Symantec Tames IT Risk Management With Control Compliance Suite 11
Released this summer, Control Compliance Suite 11 from Symantec is aimed at helping enterprises manage the complex requirements set forth by governance, risk and compliance (GRC) management, a technology segment that has brought confusion and angst to those managing enterprise networks.
Although the company has offered tools to help with GRC in the past, this latest product release brings something new to the table, namely the company's Control Compliance Suite Risk Manager Module, which automates much of the governance and auditing process. It also equips IT managers with a better understanding of how complex IT infrastructures impact critical business concerns, such as risk and compliance.
Symantec Control Compliance Suite 11 (CCS) is a network-installed security product that brings auditing functionality to IT managers, who are focused on risk assessment, compliance and overall governance of complex IT infrastructures.
CCS is designed to function as an on-premise software offering, which requires onsite installation and configuration. The product relies on MS Windows Server 2003 SP2 or 2008 and Microsoft SQL Server 2005 SP2 to function, along with the related hardware to run those Microsoft products.
Installation, as with other Symantec products, is wizard-driven and relatively straightforward, although significant knowledge about the subject network (and related infrastructure) is required to properly deploy the product. Nevertheless, most IT managers should have little trouble deploying CCS.
The modular solution, comprised of five key components, is typically licensed for enterprise-wide deployments, with Risk Manager and Policy Manager pricing being determined by company size. Symantec states that a typical configuration runs about $150 per user.
The newest module, and arguably the most relevant, is the Risk Manager Component, which is designed to help IT managers determine the level of risk presented by IT Infrastructures. Risk Manager uses a process-based approach, where administrators use Risk Manager to define an asset and then are able to use the associated tools to visualize the risk. In other words, Risk Manager audits and documents the asset to provide actionable information to reduce risk.
Administrators are able to set triggers, such as "risk thresholds," which can function as alerts for notification purposes. Those alerts can quickly inform administrators when an asset's security is in jeopardy. Risk Manager also provides remediation recommendations and assists administrators in prioritizing remediation tasks.
CCS uses a browser-based GUI, which proves easy-to-use, especially when working with the product's customizable dashboards. Dashboards support drill-down capabilities, which allow administrators to dive directly into concerns, without having to launch other management interfaces.

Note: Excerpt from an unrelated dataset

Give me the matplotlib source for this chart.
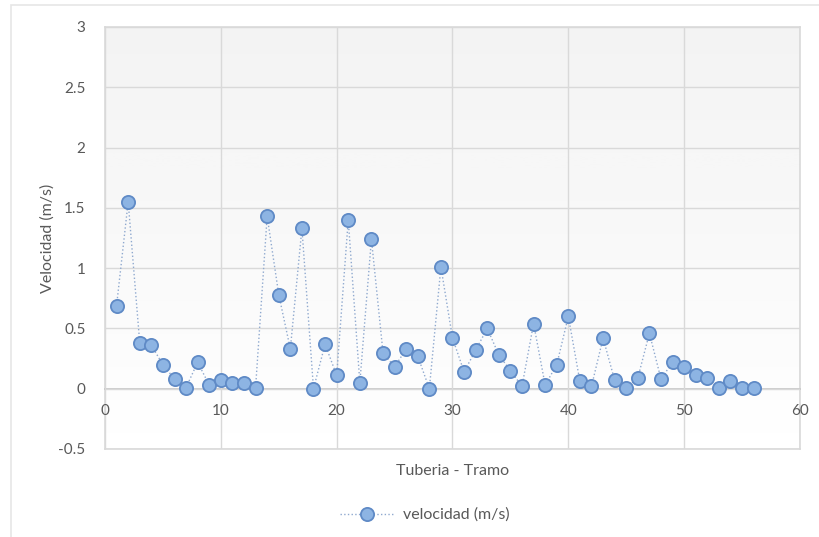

CCS relies heavily on Microsoft Management styles, making the dashboards and associated menus instantly familiar to Microsoft shops. That helps reduce the learning curve and deliver a unified experience across various management utilities commonly deployed on Windows servers.
The real power of CCS comes from the assessment process, where the suite is used to discover critical vulnerabilities and vet procedures and then report back on the findings. CCS gathers data in a number of ways, using both agent-based and agentless clients to query systems. What's more, CCS can leverage other security products installed in the enterprise by importing data. Data can be imported using ODBC, WEB APIs and flat file formats.
Much of the product's capabilities are based on administrator-defined policies. Administrators can create those policies using included templates and customize those policies to meet specific needs. Symantec bundles in as many as 150 mandates, best practices, regulations and other elements that help make policy creation a straightforward process.
Those policies are mapped to Risk Manager's controls, which gives administrators detailed support for remediation actions, which are used to solve noncompliance issues and reduce risk. CCS includes an integrated workflow tool that can be used to assign remediation tasks. However, most enterprises already leverage third-party ticketing systems, limiting the viability of the product's integrated workflow. Yet, that should not present a problem for most users; CCS can integrate with third-party ticketing systems, bringing unified task management into the picture.